When it comes to UX, how often do you connect it to privacy?

It’s a big part of the design process. From connected apps to e-commerce to forms, data collection is happening all the time. Users are accustomed to it and generally ok with these practices unless something goes wrong.

It’s your job to include privacy checkpoints and best practices in the design architecture of every website project. Not only will these protections help users, but they can help you feel better about the digital products and services you provide.

Consider Privacy by Design as a Default

website design privacy

Privacy by Design is more than a concept, it’s an actual framework that can guide how you create digital experiences. The framework was developed in the 1990s by Dr. Ann Cavoukian (information and privacy commissioner in Canada) and is the foundation for current GDPR regulations.

The goal of privacy by default is to think about security from the start of projects, but not to create a trade-off between privacy and other parts of the design or usability. When using this framework, privacy is a consideration from the start of a project and at every step along the way; it is not applied after the fact or in response to a concern.

The seven principles of privacy by design are:

  1. Proactive not reactive; preventative not remedial
  2. Privacy as the default setting
  3. Privacy embedded into design
  4. Full functionality; positive sum, not zero-sum
  5. End-to-end security; full life cycle protection
  6. Visibility and transparency; keep it open
  7. Respect for user privacy; keep it user centric

The common theme you will see from every other tip and best practice in this list is that they are rooted in or connected to this framework. It’s hard to talk about any type of website design privacy practice without circling back to this information.
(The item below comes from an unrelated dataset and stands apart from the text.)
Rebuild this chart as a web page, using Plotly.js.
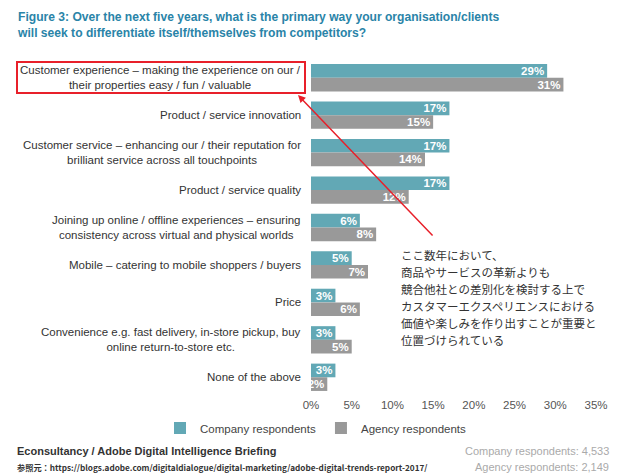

What’s great is that while the foundation hasn’t changed that much, it’s application has continued to evolve with technology changes to help designers make good choices that protect users while still creating engaging and functional designs.

Display Just in Time Notifications

website design privacy

Just in time data collection and notifications happen when a website or app needs the information. (It is not just buried in a privacy policy.)

Using this method alerts a user when data is required, explains why it is necessary and includes information about how data will and will not be used.

Common practices for these notifications include simple pop-ups and info icons or tooltips next to each data request field to explain usage.

Think about it: Websites and apps often ask for access to things such as your contact list, location, or camera. Wouldn’t it make more sense to ask for these permissions when you need them, rather than as part of a bulk ask on install? Then you know how and why this is relevant to your actual user experience.

Here’s an easy best practice to follow: Stop pre-selecting checkboxes for consent information in forms.

Bonus: Consent checkboxes should be to opt-in, not opt-out.

This combination of selection allows users to control what they do and don’t consent to. Even if consent is required to move forward, it causes the user to pause and think about the information or data collection they are opting in to.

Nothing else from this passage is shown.